● Provided material:
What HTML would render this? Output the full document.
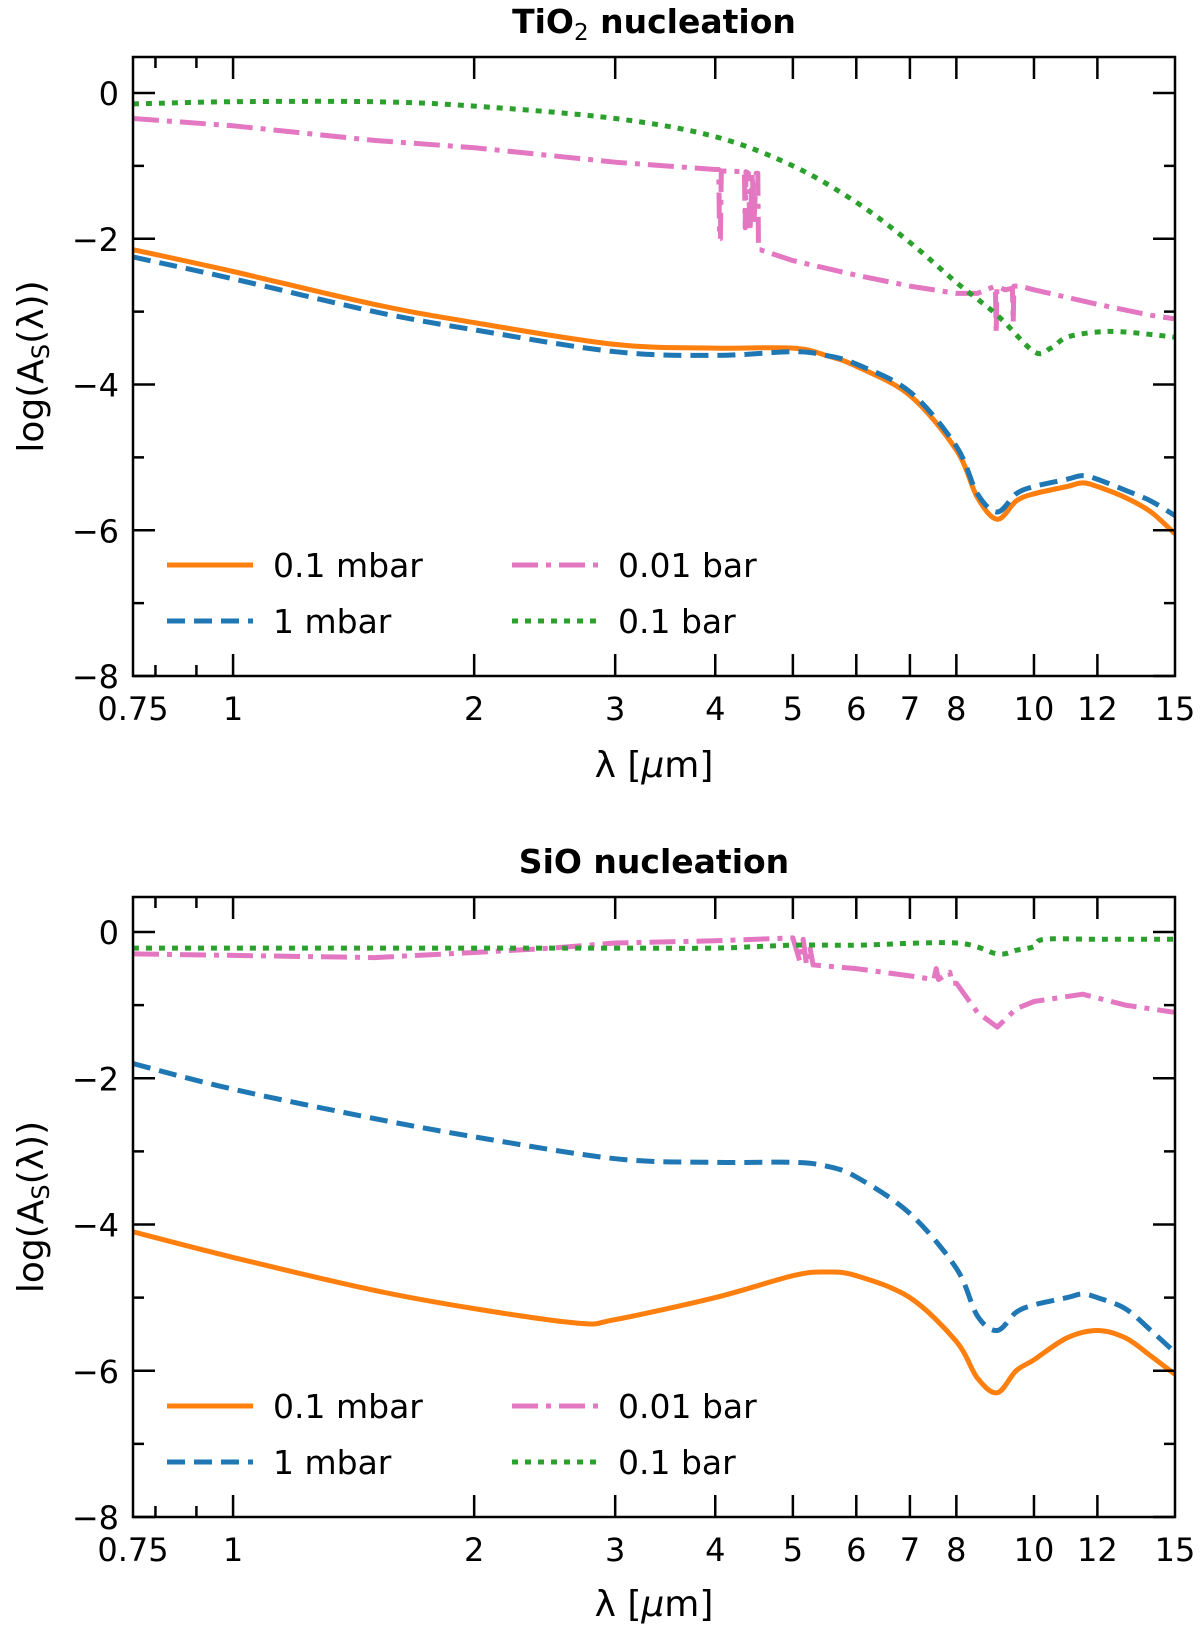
<!DOCTYPE html>
<html><head><meta charset="utf-8"><style>
body{margin:0;background:#fff;}
svg{display:block;font-family:"DejaVu Sans","Liberation Sans",sans-serif;}
</style></head><body>
<svg id="fig" width="1200" height="1632" viewBox="0 0 1200 1632" xmlns="http://www.w3.org/2000/svg"></svg>
<script>
// ---- data ----
const xTickValues = [0.75, 1, 2, 3, 4, 5, 6, 7, 8, 10, 12, 15];
const xTickLabels = ["0.75","1","2","3","4","5","6","7","8","10","12","15"];
const xMinorValues = [0.8, 0.9];
const yTickValues = [0, -2, -4, -6, -8];
const yTickLabels = ["0","\u22122","\u22124","\u22126","\u22128"];
const yMinorValues = [-1, -3, -5, -7];
const seriesNames = ["0.1 mbar","1 mbar","0.01 bar","0.1 bar"];

const tioLam = [0.75,1,1.5,2,3,4,5,5.5,6,7,8,8.5,9,9.5,10,11,11.5,12,13,14,15];
const tioOrange = [-2.15,-2.45,-2.9,-3.15,-3.45,-3.5,-3.5,-3.6,-3.75,-4.15,-4.9,-5.55,-5.85,-5.6,-5.5,-5.4,-5.35,-5.4,-5.55,-5.75,-6.05];
const tioBlue = [-2.25,-2.55,-3.0,-3.25,-3.55,-3.6,-3.55,-3.6,-3.72,-4.1,-4.85,-5.5,-5.75,-5.5,-5.4,-5.3,-5.25,-5.3,-5.45,-5.6,-5.8];
const tioPinkLam = [0.75,1,1.5,2,3,4,4.04,4.05,4.06,4.07,4.35,4.36,4.37,4.4,4.42,4.45,4.47,4.5,4.52,4.53,4.55,5,6,7,8,8.5,8.95,8.97,8.99,9.2,9.4,9.42,9.44,9.6,10,12,14,15];
const tioPink = [-0.35,-0.45,-0.65,-0.75,-0.95,-1.05,-1.05,-2.0,-2.0,-1.07,-1.08,-1.85,-1.08,-1.1,-1.9,-1.1,-1.8,-1.1,-1.1,-2.15,-2.15,-2.3,-2.5,-2.65,-2.75,-2.75,-2.65,-3.3,-2.65,-2.7,-2.68,-3.15,-2.65,-2.65,-2.7,-2.9,-3.05,-3.1];
const tioGreenLam = [0.75,1,1.5,2,3,4,5,6,7,8,9,10,10.5,11,12,13,15];
const tioGreen = [-0.15,-0.12,-0.12,-0.18,-0.35,-0.6,-1.0,-1.5,-2.05,-2.6,-3.05,-3.55,-3.5,-3.35,-3.28,-3.28,-3.35];

const sioLam = [0.75,1,1.5,2,2.7,3,4,5,5.5,6,7,8,8.5,9,9.5,10,11,12,13,14,15];
const sioOrange = [-4.1,-4.45,-4.9,-5.15,-5.35,-5.3,-5.0,-4.7,-4.65,-4.7,-5.0,-5.6,-6.1,-6.3,-6.0,-5.85,-5.55,-5.45,-5.55,-5.8,-6.05];
const sioBlueLam = [0.75,1,1.5,2,3,4,5,5.5,6,7,8,8.5,9,9.5,10,11,11.5,12,13,14,15];
const sioBlue = [-1.8,-2.15,-2.55,-2.8,-3.1,-3.15,-3.15,-3.2,-3.35,-3.85,-4.6,-5.25,-5.45,-5.2,-5.1,-5.0,-4.95,-5.0,-5.15,-5.45,-5.75];
const sioPinkLam = [0.75,1,1.5,2,2.5,3,4,5,5.1,5.15,5.2,5.25,5.3,6,7,7.5,7.55,7.6,7.85,7.9,8,8.5,9,9.5,10,11.5,13,15];
const sioPink = [-0.3,-0.32,-0.35,-0.28,-0.22,-0.15,-0.12,-0.08,-0.4,-0.1,-0.45,-0.2,-0.45,-0.5,-0.6,-0.65,-0.5,-0.65,-0.55,-0.7,-0.7,-1.1,-1.3,-1.05,-0.95,-0.85,-1.0,-1.1];
const sioGreenLam = [0.75,1,2,3,4,5,6,8,9,9.5,10,10.3,12,15];
const sioGreen = [-0.22,-0.22,-0.22,-0.22,-0.22,-0.18,-0.18,-0.15,-0.3,-0.25,-0.2,-0.1,-0.1,-0.1];

// ---- drawing ----
const NS = "http://www.w3.org/2000/svg";
const svg = document.getElementById("fig");
const L = 133, R = 1175;
const colors = ["#ff7f0e","#1f77b4","#e377c2","#2ca02c"];
const dashes = ["", "18 9", "26 8 5 8", "6 7"];
function mk(tag, attrs, parent){ const e=document.createElementNS(NS,tag); for(const k in attrs) e.setAttribute(k,attrs[k]); (parent||svg).appendChild(e); return e; }
function xs(l){ return L + (R-L)*Math.log10(l/0.75)/Math.log10(15/0.75); }
function smoothPath(P){
  let d = "M"+P[0][0].toFixed(1)+","+P[0][1].toFixed(1);
  for(let i=0;i<P.length-1;i++){
    const p0=P[Math.max(0,i-1)], p1=P[i], p2=P[i+1], p3=P[Math.min(P.length-1,i+2)];
    const c1x=p1[0]+(p2[0]-p0[0])/6, c1y=p1[1]+(p2[1]-p0[1])/6;
    const c2x=p2[0]-(p3[0]-p1[0])/6, c2y=p2[1]-(p3[1]-p1[1])/6;
    d += "C"+c1x.toFixed(1)+","+c1y.toFixed(1)+" "+c2x.toFixed(1)+","+c2y.toFixed(1)+" "+p2[0].toFixed(1)+","+p2[1].toFixed(1);
  }
  return d;
}

function panel(key, top, bottom, zeroY, title, titleY, tickLabelY, xTitleY, legY, series){
  const g = mk("g",{});
  
  
  const per = (bottom - zeroY)/8;
  const ys = v => zeroY - v*per;
  const t = mk("text",{x:(L+R)/2,y:titleY,"text-anchor":"middle","font-size":"33","font-weight":"bold"},g);
  
  
  t.innerHTML = title;
  const cp = mk("clipPath",{id:"clip-"+key},g);
  mk("rect",{x:L,y:top,width:R-L,height:bottom-top},cp);
  const sg = mk("g",{"clip-path":"url(#clip-"+key+")"},g);
  series.forEach((s,i)=>{
    const P = s.lam.map((l,j)=>[xs(l), ys(s.v[j])]);
    const d = s.smooth ? smoothPath(P) : P.map((q,j)=>(j?"L":"M")+q[0].toFixed(1)+","+q[1].toFixed(1)).join("");
    const p = mk("path",{d:d,fill:"none",stroke:colors[i],"stroke-width":"5","stroke-linejoin":"round"},sg);
    if(dashes[i]) p.setAttribute("stroke-dasharray",dashes[i]);
    
    
  });
  const fr = mk("rect",{x:L,y:top,width:R-L,height:bottom-top,fill:"none",stroke:"#000","stroke-width":"2.5"},g);
  
  
  const tk = mk("g",{stroke:"#000","stroke-width":"2.5"},g);
  xTickValues.forEach((v,i)=>{
    const x = xs(v);
    if(i>0 && i<xTickValues.length-1){
      mk("line",{x1:x,y1:bottom,x2:x,y2:bottom-22},tk);
      mk("line",{x1:x,y1:top,x2:x,y2:top+22},tk);
    }
    const lb = mk("text",{x:x,y:tickLabelY,"text-anchor":"middle","font-size":"32",stroke:"none"},g);
    
    
    lb.textContent = xTickLabels[i];
  });
  xMinorValues.forEach(v=>{
    const x = xs(v);
    mk("line",{x1:x,y1:bottom,x2:x,y2:bottom-11},tk);
    mk("line",{x1:x,y1:top,x2:x,y2:top+11},tk);
  });
  yTickValues.forEach((v,i)=>{
    const y = ys(v);
    mk("line",{x1:L,y1:y,x2:L+22,y2:y},tk);
    mk("line",{x1:R,y1:y,x2:R-22,y2:y},tk);
    const lb = mk("text",{x:L-14,y:y+12,"text-anchor":"end","font-size":"32"},g);
    
    
    lb.textContent = yTickLabels[i];
  });
  yMinorValues.forEach(v=>{
    const y = ys(v);
    mk("line",{x1:L,y1:y,x2:L+11,y2:y},tk);
    mk("line",{x1:R,y1:y,x2:R-11,y2:y},tk);
  });
  const xt = mk("text",{x:(L+R)/2,y:xTitleY,"text-anchor":"middle","font-size":"36"},g);
  
  
  xt.innerHTML = 'λ [<tspan font-style="italic">μ</tspan>m]';
  const cy = (top+bottom)/2;
  const yt = mk("text",{x:0,y:0,"text-anchor":"middle","font-size":"36",transform:"translate(43,"+cy+") rotate(-90)"},g);
  
  
  yt.innerHTML = 'log(A<tspan font-size="24" dy="6">S</tspan><tspan dy="-6">(λ))</tspan>';
  const pos = [[167,legY],[167,legY+56],[512,legY],[512,legY+56]];
  seriesNames.forEach((n,i)=>{
    const lg = mk("g",{},g);
    
    
    const [px,py] = pos[i];
    const ln = mk("line",{x1:px,y1:py,x2:px+86,y2:py,stroke:colors[i],"stroke-width":"5"},lg);
    if(dashes[i]) ln.setAttribute("stroke-dasharray",dashes[i]);
    const tx = mk("text",{x:px+106,y:py+12,"font-size":"33"},lg);
    tx.textContent = n;
  });
}

panel("tio2", 57, 676, 93, 'TiO<tspan font-size="23" dy="7" font-weight="normal">2</tspan><tspan dy="-7"> nucleation</tspan>', 33, 720, 777, 565, [
  {lam:tioLam, v:tioOrange, smooth:true},{lam:tioLam, v:tioBlue, smooth:true},{lam:tioPinkLam, v:tioPink},{lam:tioGreenLam, v:tioGreen, smooth:true}]);
panel("sio", 897, 1517, 932, 'SiO nucleation', 873, 1561, 1616, 1406, [
  {lam:sioLam, v:sioOrange, smooth:true},{lam:sioBlueLam, v:sioBlue, smooth:true},{lam:sioPinkLam, v:sioPink},{lam:sioGreenLam, v:sioGreen, smooth:true}]);
</script>
</body></html>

● The request:
Scan the listing above and copy all lines containing the word "document".

● Solution:
What HTML would render this? Output the full document.
const svg = document.getElementById("fig");
function mk(tag, attrs, parent){ const e=document.createElementNS(NS,tag); for(const k in attrs) e.setAttribute(k,attrs[k]); (parent||svg).appendChild(e); return e; }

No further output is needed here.